At the start of 2016 we realised that we were making decisions that weren’t supposed to be made, without the approval of the rest of the team and asking questions that we didn’t need to ask, as they were clearly marked on the delegation board. It wasn’t just new team members that were doing this, even the CEO was guilty of firing someone without asking the team first.
When my colleague, Jennifer Riggins flagged this up, we realised it was time to review the delegation board. We hadn’t done so for over six months, and a lot had changed since then.
This is what the board looked like originally:
During our meeting we reviewed the first half of the board. The main delegation topic was about ‘Firing People’, as the week before Jurgen had the unfortunate task of firing a team member, which our team had not been party to until after the event. We discussed why this was necessary.
- She had been given various warnings
- She was not collaborating as part of the team
- She was not regularly reporting her work progress
- She was unable to use the tools that were essential to her role
- She had in the last few days of her employment, made a couple of errors that undoubtedly brought into question her suitably for the role
We understood that things weren’t working out as they should, but we are a team that always gives benefit of the doubt. Jurgen who was in contact with her on a daily basis, saw the situation become impossible.
Had we been asked, it was a decision we would all have agreed upon. We accepted that on this occasion, the decision was made with extreme urgency. It highlighted, however, the need to review the delegation board.
Was waiting for a unanimous decision from 15 team members a practical scenario?

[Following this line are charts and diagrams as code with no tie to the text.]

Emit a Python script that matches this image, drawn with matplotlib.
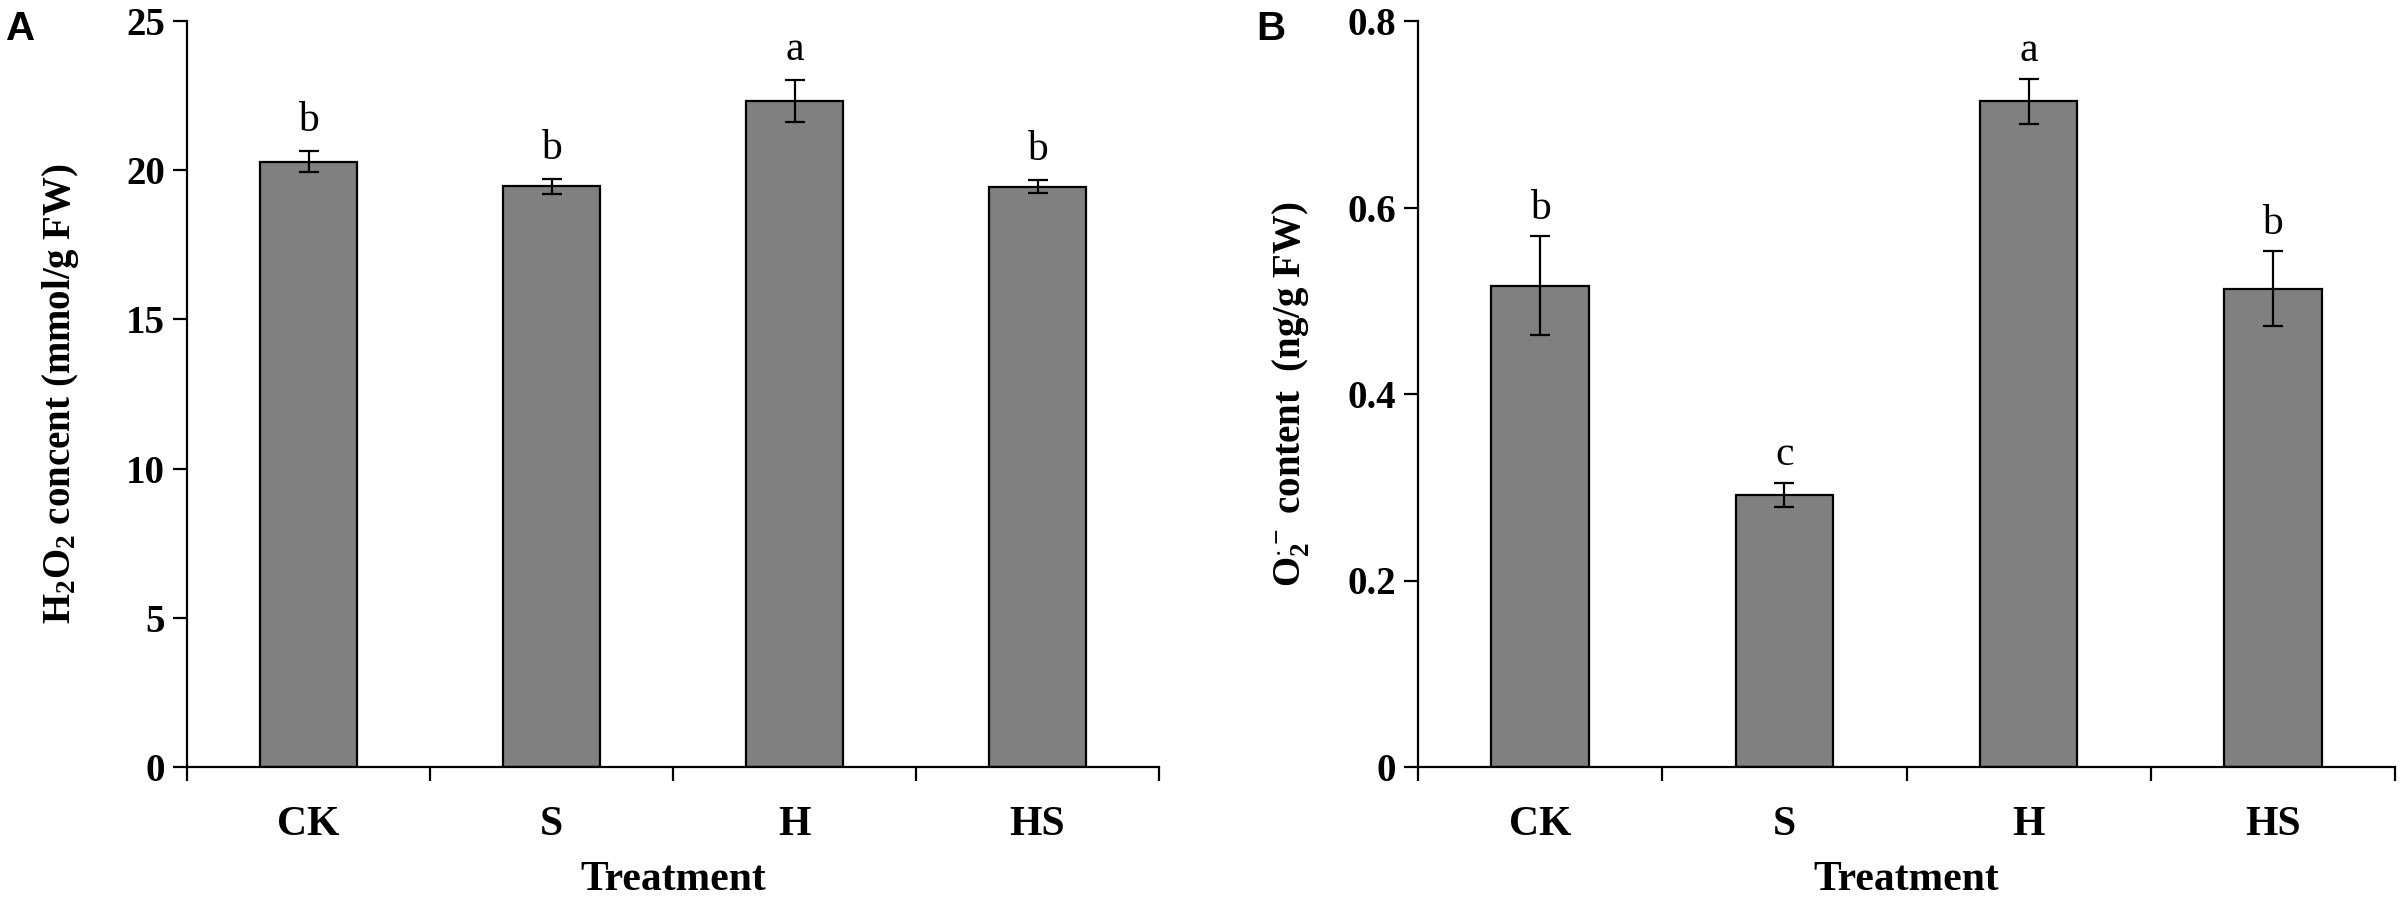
import numpy as np
import matplotlib
matplotlib.use("Agg")
import matplotlib.pyplot as plt

# data
treatments = ["CK", "S", "H", "HS"]
h2o2 = [20.29, 19.46, 22.31, 19.45]
h2o2_err = [0.35, 0.25, 0.71, 0.23]
h2o2_sig = ["b", "b", "a", "b"]
o2 = [0.516, 0.292, 0.714, 0.513]
o2_err = [0.053, 0.013, 0.024, 0.040]
o2_sig = ["b", "c", "a", "b"]

plt.rcParams["font.family"] = ["Liberation Serif", "DejaVu Serif"]
plt.rcParams["mathtext.fontset"] = "custom"
plt.rcParams["mathtext.rm"] = "Liberation Serif:bold"
plt.rcParams["mathtext.bf"] = "Liberation Serif:bold"
plt.rcParams["mathtext.it"] = "Liberation Serif:bold"
plt.rcParams["mathtext.default"] = "bf"

fig = plt.figure(figsize=(24, 9.01), dpi=100)
ax1 = fig.add_axes([187 / 2400, 1 - 767 / 901, 972 / 2400, 746 / 901])
ax2 = fig.add_axes([1418 / 2400, 1 - 767 / 901, 977 / 2400, 746 / 901])


def draw_panel(ax, vals, errs, sig, ylim, yticks, yticklabels, ylabel, offset):
    x = np.arange(len(treatments))
    ax.bar(x, vals, width=0.4, color="#808080", edgecolor="black", linewidth=1.6, zorder=2)
    ax.errorbar(x, vals, yerr=errs, fmt="none", ecolor="black", elinewidth=1.6,
                capsize=7.5, capthick=1.6, zorder=3)
    for xi, v, e, s in zip(x, vals, errs, sig):
        ax.annotate(s, (xi, v + e), xytext=(0, offset), textcoords="offset points",
                    ha="center", va="bottom", fontsize=30)
    ax.set_xlim(-0.5, len(treatments) - 0.5)
    ax.set_ylim(*ylim)
    ax.set_yticks(yticks)
    ax.set_yticklabels(yticklabels, fontsize=28, fontweight="bold")
    ax.set_xticks(x)
    ax.set_xticklabels(treatments, fontsize=30, fontweight="bold")
    ax.set_xticks(np.arange(-0.5, len(treatments)), minor=True)
    ax.tick_params(axis="x", which="major", length=0, pad=28)
    ax.tick_params(axis="x", which="minor", length=10, width=1.6, direction="out")
    ax.tick_params(axis="y", length=10, width=1.6, direction="out", pad=6)
    for side in ["top", "right"]:
        ax.spines[side].set_visible(False)
    for side in ["left", "bottom"]:
        ax.spines[side].set_linewidth(1.6)
    ax.set_xlabel("Treatment", fontsize=30, fontweight="bold", labelpad=12)
    ax.set_ylabel(ylabel, fontsize=28, fontweight="bold")
    ax.yaxis.set_label_coords(-0.109, 0.5)


draw_panel(ax1, h2o2, h2o2_err, h2o2_sig, (0, 25), [0, 5, 10, 15, 20, 25],
           ["0", "5", "10", "15", "20", "25"],
           "H$_2$O$_2$ concent (mmol/g FW)", 8)
draw_panel(ax2, o2, o2_err, o2_sig, (0, 0.8), [0, 0.2, 0.4, 0.6, 0.8],
           ["0", "0.2", "0.4", "0.6", "0.8"],
           r"O$_2^{\cdot -}$ content  (ng/g FW)", 6)

fig.text(6 / 2400, 1 - 10 / 901, "A", fontsize=29, fontweight="bold",
         family="Liberation Sans", va="top", ha="left")
fig.text(1256 / 2400, 1 - 10 / 901, "B", fontsize=29, fontweight="bold",
         family="Liberation Sans", va="top", ha="left")

fig.savefig("out.png", dpi=100)
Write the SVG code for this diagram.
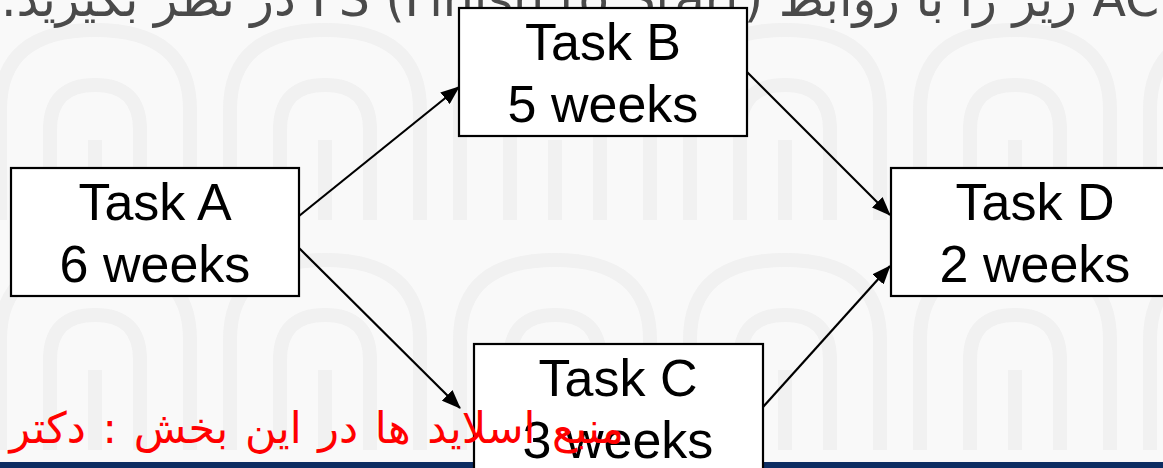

Firing people on our delegation board ranked as a 4 – it had to be a team agreement. During our discussion we agreed that it wasn’t always possible to get 15 people together to make a decision about something as significant, and often immediate as firing a person. We agreed to keep the delegation at level 4, but to decrease the size of the people that needed to agree on the decision, and that decision always had to be accepted by Jurgen.
Another situation arose over the purchasing of a domain name for the Management 3.0 Online Training Academy. Our online course creator, Pilar Orti was confused when four people got involved over this small purchase, when our delegation board clearly stated that any purchase under 500 € didn’t need authorisation.
As we reviewed the board, we realised that most of the delegation cases were still relevant and correct for our current team, but we learnt that it’s important to review your delegation board at least every six months, or during organizational change or restructure. Levels of existing delegation areas can be realigned and the team can decide if there are areas of responsibility that need to be added or taken away.
The review also clarified the delegation areas for new team members, and the existing team were prompted on their delegation responsibilities.
This is what our Delegation Board looks like after the update:
As a remote team, our delegation board is stored in our shared Google Drive. If you have an onsite team, then your board should take pride of place somewhere in the office, so that it can be checked on a regular basis, and reviewed even more frequently if necessary.